Take the listing from its first line through the line that contains "const spDirectErr = [-0.05, 0.67];" and please retype those lines exactly, leaving out the pictures.

##### PROVIDED MATERIAL

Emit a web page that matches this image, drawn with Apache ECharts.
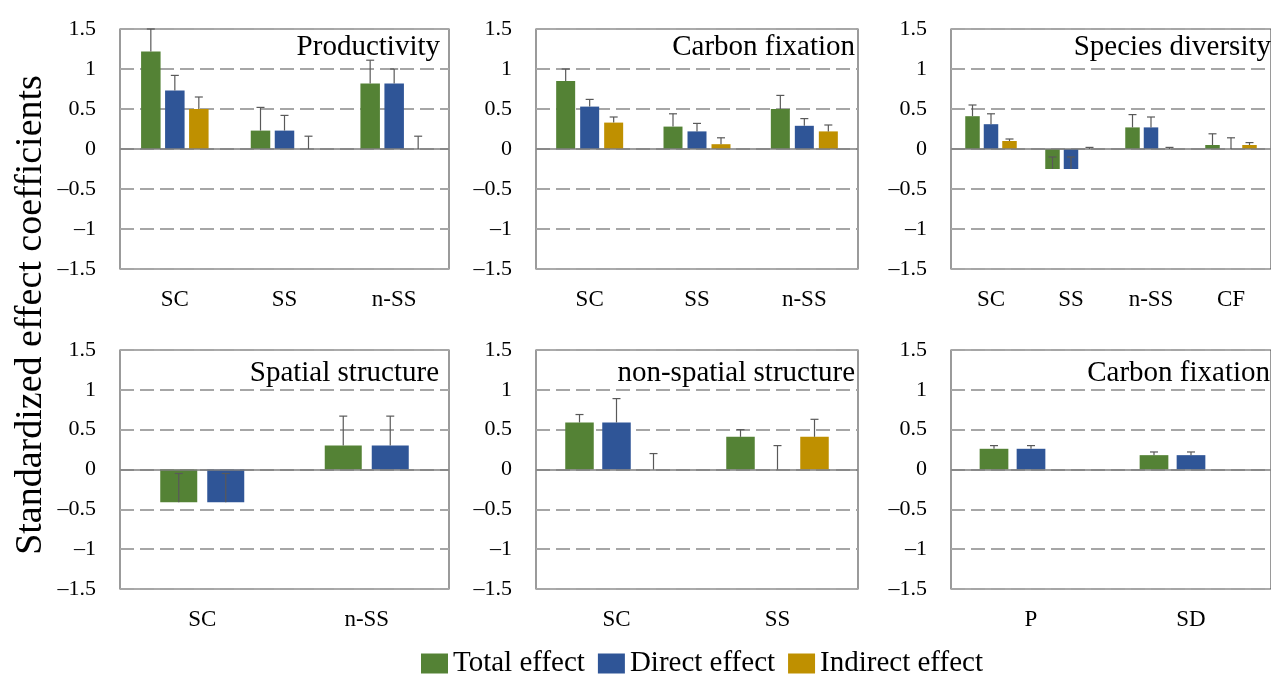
<!DOCTYPE html>
<html><head><meta charset="utf-8">
<script src="https://cdn.jsdelivr.net/npm/echarts@6/dist/echarts.min.js"></script>
<style>html,body{margin:0;padding:0;background:#fff}#c{width:1271px;height:677px}</style>
</head><body><div id="c"></div>
<script>
// ---------------- data ----------------
const yTickLabels = ['–1.5', '–1', '–0.5', '0', '0.5', '1', '1.5'];
const seriesNames = ['Total effect', 'Direct effect', 'Indirect effect'];
const yAxisTitle = 'Standardized effect coefficients';

// Panel 1: Productivity
const prodTitle = 'Productivity';
const prodCats = ['SC', 'SS', 'n-SS'];
const prodTotal = [1.22, 0.23, 0.82];
const prodDirect = [0.73, 0.23, 0.82];
const prodIndirect = [0.50, 0, 0];
const prodTotalErr = [1.50, 0.52, 1.11];
const prodDirectErr = [0.92, 0.42, 1.00];
const prodIndirectErr = [0.65, 0.16, 0.16];

// Panel 2: Carbon fixation (top)
const cfixTitle = 'Carbon fixation';
const cfixCats = ['SC', 'SS', 'n-SS'];
const cfixTotal = [0.85, 0.28, 0.50];
const cfixDirect = [0.53, 0.22, 0.29];
const cfixIndirect = [0.33, 0.06, 0.22];
const cfixTotalErr = [1.00, 0.44, 0.67];
const cfixDirectErr = [0.62, 0.32, 0.38];
const cfixIndirectErr = [0.40, 0.14, 0.30];

// Panel 3: Species diversity
const divTitle = 'Species diversity';
const divCats = ['SC', 'SS', 'n-SS', 'CF'];
const divTotal = [0.41, -0.25, 0.27, 0.05];
const divDirect = [0.31, -0.25, 0.27, 0];
const divIndirect = [0.10, 0, 0, 0.05];
const divTotalErr = [0.55, -0.10, 0.43, 0.19];
const divDirectErr = [0.44, -0.10, 0.40, 0.14];
const divIndirectErr = [0.125, 0.02, 0.02, 0.08];

// Panel 4: Spatial structure
const spTitle = 'Spatial structure';
const spCats = ['SC', 'n-SS'];
const spTotal = [-0.41, 0.30];
const spDirect = [-0.41, 0.30];
const spTotalErr = [-0.05, 0.67];
const spDirectErr = [-0.05, 0.67];

// Panel 5: non-spatial structure
const nspTitle = 'non-spatial structure';
const nspCats = ['SC', 'SS'];
const nspTotal = [0.59, 0.41];
const nspDirect = [0.59, 0];
const nspIndirect = [0, 0.41];
const nspTotalErr = [0.69, 0.50];
const nspDirectErr = [0.89, 0.30];
const nspIndirectErr = [0.20, 0.63];

// Panel 6: Carbon fixation (bottom)
const cfix2Title = 'Carbon fixation';
const cfix2Cats = ['P', 'SD'];
const cfix2Total = [0.26, 0.18];
const cfix2Direct = [0.26, 0.18];
const cfix2Indirect = [null, null];
const cfix2TotalErr = [0.30, 0.22];
const cfix2DirectErr = [0.30, 0.22];

// ---------------- style / layout ----------------
const COLORS = ['#548235', '#2F5597', '#BF9000'];
const FONT = "'Liberation Serif', 'Times New Roman', serif";

const panels = [
  {title: prodTitle, cats: prodCats, vals: [prodTotal, prodDirect, prodIndirect], errs: [prodTotalErr, prodDirectErr, prodIndirectErr],
   left: 120, top: 29, width: 329, height: 240, bw: 19.5, gap: 4.5, tx: 440},
  {title: cfixTitle, cats: cfixCats, vals: [cfixTotal, cfixDirect, cfixIndirect], errs: [cfixTotalErr, cfixDirectErr, cfixIndirectErr],
   left: 536, top: 29, width: 322, height: 240, bw: 19, gap: 5, tx: 855},
  {title: divTitle, cats: divCats, vals: [divTotal, divDirect, divIndirect], errs: [divTotalErr, divDirectErr, divIndirectErr],
   left: 951, top: 29, width: 330, height: 240, bw: 14.5, gap: 4, tx: 1271},
  {title: spTitle, cats: spCats, vals: [spTotal, spDirect], errs: [spTotalErr, spDirectErr],
   left: 120, top: 350, width: 329, height: 239, bw: 37, gap: 10, tx: 439},
  {title: nspTitle, cats: nspCats, vals: [nspTotal, nspDirect, nspIndirect], errs: [nspTotalErr, nspDirectErr, nspIndirectErr],
   left: 536, top: 350, width: 322, height: 239, bw: 28.5, gap: 8.5, tx: 855},
  {title: cfix2Title, cats: cfix2Cats, vals: [cfix2Total, cfix2Direct, cfix2Indirect], errs: [cfix2TotalErr, cfix2DirectErr, null],
   left: 951, top: 350, width: 330, height: 239, bw: 28.7, gap: 8.3, tx: 1270}
];

const grids = [], xAxes = [], yAxes = [], series = [], graphics = [];

panels.forEach((p, gi) => {
  grids.push({left: p.left, top: p.top, width: p.width, height: p.height, show: true,
    borderColor: '#595959', borderWidth: 1.2, backgroundColor: 'transparent', containLabel: false});
  xAxes.push({type: 'category', gridIndex: gi, data: p.cats,
    axisLine: {show: false}, axisTick: {show: false}, splitLine: {show: false},
    axisLabel: {margin: 19, color: '#000', fontSize: 23, fontFamily: FONT}});
  yAxes.push({type: 'value', gridIndex: gi, min: -1.5, max: 1.5, interval: 0.5,
    axisLine: {show: false}, axisTick: {show: false},
    splitLine: {show: true, lineStyle: {color: '#a6a6a6', width: 2, type: [14, 6]}},
    axisLabel: {margin: 24, color: '#000', fontSize: 22, fontFamily: FONT,
      formatter: v => yTickLabels[Math.round((v + 1.5) / 0.5)]}});
  const n = p.vals.length;
  p.vals.forEach((vals, si) => {
    const s = {type: 'bar', name: seriesNames[si], xAxisIndex: gi, yAxisIndex: gi, data: vals,
      barWidth: p.bw, barGap: (p.gap / p.bw * 100) + '%',
      itemStyle: {color: COLORS[si]}, z: 2};
    if (si === 0) {
      s.markLine = {silent: true, symbol: 'none', label: {show: false},
        lineStyle: {color: '#7f7f7f', width: 1.5, type: 'solid'}, data: [{yAxis: 0}], z: 3};
    }
    series.push(s);
  });
  p.errs.forEach((errs, si) => {
    if (!errs) return;
    const offset = (si - (n - 1) / 2) * (p.bw + p.gap);
    const data = errs.map((e, i) => [i, p.vals[si][i] == null ? 0 : p.vals[si][i], e]);
    series.push({type: 'custom', name: 'err' + gi + '_' + si, xAxisIndex: gi, yAxisIndex: gi, z: 5,
      encode: {x: 0, y: [1, 2]}, data: data, silent: true,
      renderItem: (params, api) => {
        const c = api.value(0), v = api.value(1), e = api.value(2);
        const p0 = api.coord([c, v]), p1 = api.coord([c, e]);
        const x = p0[0] + offset;
        const st = {stroke: '#595959', lineWidth: 1.2};
        return {type: 'group', children: [
          {type: 'line', shape: {x1: x, y1: p0[1], x2: x, y2: p1[1]}, style: st},
          {type: 'line', shape: {x1: x - 4, y1: p1[1], x2: x + 4, y2: p1[1]}, style: st}
        ]};
      }});
  });
  graphics.push({type: 'text', x: p.tx, y: p.top + (gi < 3 ? 18 : 23),
    style: {text: p.title, font: '29px ' + FONT, fill: '#000', textAlign: 'right', textVerticalAlign: 'middle'}, z: 10});
});

graphics.push({type: 'text', x: 31, y: 315, rotation: Math.PI / 2,
  style: {text: yAxisTitle, font: '38px ' + FONT, fill: '#000', textAlign: 'center', textVerticalAlign: 'middle'}});

const chart = echarts.init(document.getElementById('c'), null, {renderer: 'canvas'});
chart.setOption({
  animation: false,
  backgroundColor: '#fff',
  textStyle: {fontFamily: FONT},
  grid: grids, xAxis: xAxes, yAxis: yAxes, series: series, graphic: graphics,
  legend: {data: seriesNames, left: 416, top: 644, itemWidth: 27, itemHeight: 20, itemGap: 13,
    icon: 'rect', textStyle: {fontSize: 29, color: '#000', fontFamily: FONT}, selectedMode: false}
});
</script></body></html>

##########

FULL OUTPUT =>
Emit a web page that matches this image, drawn with Apache ECharts.
<!DOCTYPE html>
<html><head><meta charset="utf-8">
<script src="https://cdn.jsdelivr.net/npm/echarts@6/dist/echarts.min.js"></script>
<style>html,body{margin:0;padding:0;background:#fff}#c{width:1271px;height:677px}</style>
</head><body><div id="c"></div>
<script>
// ---------------- data ----------------
const yTickLabels = ['–1.5', '–1', '–0.5', '0', '0.5', '1', '1.5'];
const seriesNames = ['Total effect', 'Direct effect', 'Indirect effect'];
const yAxisTitle = 'Standardized effect coefficients';

// Panel 1: Productivity
const prodTitle = 'Productivity';
const prodCats = ['SC', 'SS', 'n-SS'];
const prodTotal = [1.22, 0.23, 0.82];
const prodDirect = [0.73, 0.23, 0.82];
const prodIndirect = [0.50, 0, 0];
const prodTotalErr = [1.50, 0.52, 1.11];
const prodDirectErr = [0.92, 0.42, 1.00];
const prodIndirectErr = [0.65, 0.16, 0.16];

// Panel 2: Carbon fixation (top)
const cfixTitle = 'Carbon fixation';
const cfixCats = ['SC', 'SS', 'n-SS'];
const cfixTotal = [0.85, 0.28, 0.50];
const cfixDirect = [0.53, 0.22, 0.29];
const cfixIndirect = [0.33, 0.06, 0.22];
const cfixTotalErr = [1.00, 0.44, 0.67];
const cfixDirectErr = [0.62, 0.32, 0.38];
const cfixIndirectErr = [0.40, 0.14, 0.30];

// Panel 3: Species diversity
const divTitle = 'Species diversity';
const divCats = ['SC', 'SS', 'n-SS', 'CF'];
const divTotal = [0.41, -0.25, 0.27, 0.05];
const divDirect = [0.31, -0.25, 0.27, 0];
const divIndirect = [0.10, 0, 0, 0.05];
const divTotalErr = [0.55, -0.10, 0.43, 0.19];
const divDirectErr = [0.44, -0.10, 0.40, 0.14];
const divIndirectErr = [0.125, 0.02, 0.02, 0.08];

// Panel 4: Spatial structure
const spTitle = 'Spatial structure';
const spCats = ['SC', 'n-SS'];
const spTotal = [-0.41, 0.30];
const spDirect = [-0.41, 0.30];
const spTotalErr = [-0.05, 0.67];
const spDirectErr = [-0.05, 0.67];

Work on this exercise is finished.